Editor's note: The above video is from the Jan. 6 edition of SportsTalk Live.
SAN FRANCISCO -- Since returning to the Giants as a spring training instructor in 2014, Barry Bonds has made quite a few appearances at AT&T Park. He watched games in his regular seat on an aisle behind home plate, but he would also slip into the clubhouse or stand behind the cage during batting practice.
When Bonds is at a ballpark next season, however, he’ll be about as far away from San Francisco as you can get in Major League Baseball.
The seven-time MVP was officially announced as the new hitting coach for the Miami Marlins on Friday, giving Bonds a high-profile role for the first time since his playing days. Why isn’t Bonds returning to the dugout as a Giant? According to the San Francisco Chronicle’s John Shea, Bonds said the Marlins job was “the only opportunity that was presented to me.”

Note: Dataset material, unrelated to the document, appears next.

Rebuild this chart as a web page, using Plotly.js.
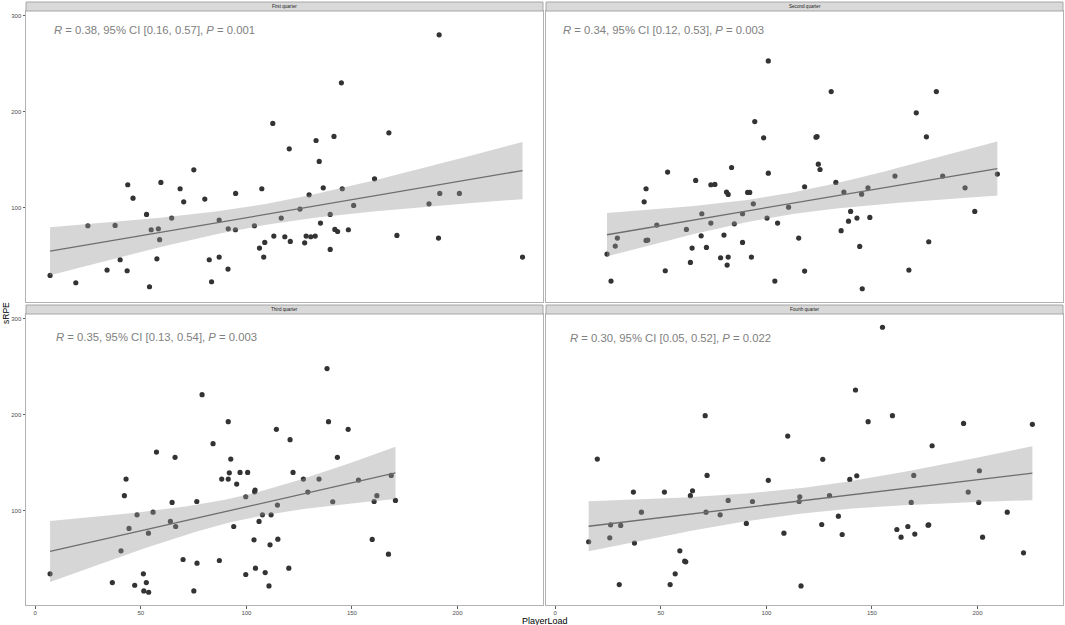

“I’m excited to be here with the Marlins,” Bonds said on a conference call, per Shea. “I just want to let everyone in San Francisco know that I love them a lot. This is my home. This is where I’m from. But this is the opportunity that came up for me.”
When Bonds decided to return to the game full-time, the Giants simply didn’t have a position available. Hitting coach Hensley Meulens is considered one of the best in the game, and assistant Steve Decker is well-respected and popular with younger players.
Bonds got the top job in Miami, and he’ll be assisted by former A’s infielder Frank Menechino. The Giants didn’t have any issues with bringing Bonds back into the MLB family in 2014, but they’re doing just fine on their staff. Under Meulens, the Giants led the National League in average (.267) last season and also paced the league in advanced statistics like weighted runs created plus (wRC+) and offensive WAR. You can argue they’ll have the best lineup in the National League in 2016, and the staff has helped many young players -- like Brandon Crawford and Matt Duffy -- outperform expectations.
Bonds was a splashy choice when he returned to the Giants as a spring training instructor and several players -- most notably Michael Morse, a slugging left fielder -- took full advantage of their week with the all-time home run leader. Others quietly noted that Bonds didn’t seem fully committed at the time to the grind of helping every hitter in an organization. He addressed those concerns Friday.
“It’s easy to walk in for a day and say, 'OK, hi, I’m Barry Bonds, and I’ve done this' and get their attention for a minute. But what can you fix in a day? What can you fix in two days?” Bonds said, according to Shea. “But me being there day in and day out, I think I bring a lot to the table for them. That’s the only way I’m going to find out. I don’t know what’s going to happen. I don’t know if I’m going to be good at this or not. I’m not making promises. One thing is, I will be dedicated to it. I will be there for them, and I will be the best I can for them, but I need to be in the trenches with them to make it happen.”
That commitment will at least for now link Bonds to an organization that isn’t based in the Bay Area. Scheduling issues kept Bonds from being a spring instructor in 2015, but the Giants had hoped to bring him back into the fold in a different role. Team president and CEO Larry Baer said in March that the Giants hoped to have Bonds contribute in a more comprehensive role, similar to the one taken on by Willie Mays and Will Clark.
“It would be along the lines of some of our other former great players, who do things with sponsors, fans and the team, where possible,” Baer told CSN Bay Area. “I think there’s a desire to see if we can put something together.”
There was also thought that Bonds could finally have his number put on the club’s Wall of Fame, but that didn’t happen during the season. With Bonds officially back in the game, the Giants could try to set something up for next season.
Bonds and the Marlins come to town April 22.